Over this past week, tensions between Iran and neighboring Azerbaijan escalated, with the most significant strain on relations stemming from Azerbaijan’s close military ties with Israel. The presence of Israeli military bases in Azerbaijan and weapons support to the Caucasus nation, including during the 2020 Nagorno-Karabakh war, have heightened hostilities between Iran and Azerbaijan. Israel has supplied Azerbaijan with military technology and armed drones, attempting to cultivate strong ties with the country which is strategically situated along Iran’s northern border. Iran views these actions as a provocation and a national security threat, and conducted massive military exercises near its shared border with Azerbaijan. Relations between the two countries were also complicated recently after Azerbaijan imposed a “road tax” on Iranian trucks passing through the Karabakh region and detained multiple drivers. Additionally, in response to the Iranian army drills, Azerbaijan and Turkey announced plans to hold joint military exercises in Azerbaijan, raising concerns among security experts that the various respective buildups may further fuel tensions in the region.

Pandora Papers Data Leak

The data leak consists of almost 12 million documents and files exposing the secret dealings of notable world leaders and political figures. (Photo from The Guardian)
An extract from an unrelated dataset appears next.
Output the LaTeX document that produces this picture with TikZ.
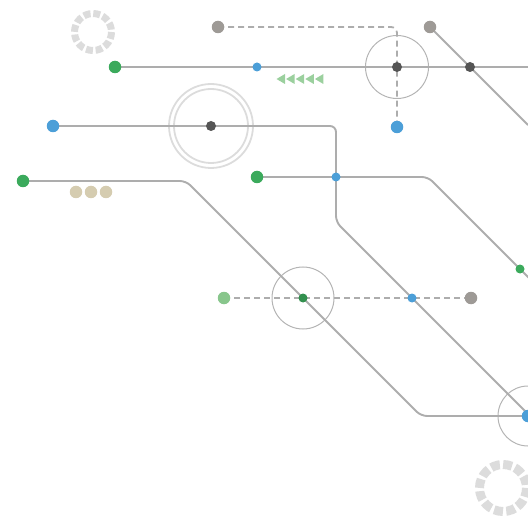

The Pandora Papers Shed Light on the Corrupt Dealings of Many Notable World Leaders in a Massive Leak of Financial Data

In the preceding days, a bombshell data leak named “The Pandora Papers” exposed the hidden wealth, tax evasion efforts, and certain money laundering ploys of some of the world’s wealthiest and most powerful people. The nearly 12 million documents analyzed by over 600 journalists in 117 countries shed light on numerous world leaders and political figures’ hidden assets and complicated plots to hide their wealth in offshore companies in order to avoid taxation. The data, which was obtained by the Washington D.C.-based International Consortium of Investigative Journalists (ICIJ), highlighted the ways in which the culprits attempted to shield their wealth and assets from public view in many cases. A few of the world figures named include the King of Jordan, the Kenyan president, and prominent donors to the United Kingdom’s Conservative Party. While in some ways not surprising, the Pandora Papers detailed just how much money and other financial resources have been concealed from public knowledge. A handful of the implicated world figures and entities like the Kremlin tried to dismiss the findings, however worldwide condemnation of the behavior and calls to end offshore money laundering loopholes have risen upon the release of the report, and multiple countries even expressed that they have plans to directly investigate the documents.

Efforts to Expel Foreign Fighters in Libya

Ousting foreign fighters is one of the major areas of focus for the Libyan government moving forward. (Photo from AP)

Libya Confirms the Departure of Some Foreign Fighters as the Country Seeks International Help to Expel Those Who Still Remain

During a news conference earlier this week, Libyan Foreign Minister Najla El-Mangoush commented on the status of expelling external fighters from the country, confirming that there has been a “very modest start” to the process. Libya, which has grappled with high levels of foreign interference, has placed a great deal of emphasis on ousting these mercenaries and groups from its borders, and is seeking the international community’s help removing those who still remain. Throughout the course of the Libyan conflict, the regimes in nations such as Egypt, Russia, and the United Arab Emirates played a destructive role by backing warlord Khalifa Haftar’s Libyan National Army (LNA) forces in their attempt to gain control of the nation from the internationally-recognized Government of National Accord (GNA). The United Nations, the interim Libyan government, and others have called for the complete departure of all foreign fighters within Libya to ensure domestic stability as the country approaches planned presidential and legislative elections in December 2021 and January 2022, respectively. Later this month, in the lead up to these elections, Libya’s presidency council is aiming to hold an international conference to address some key issues, including the ongoing efforts to expel foreign fighters.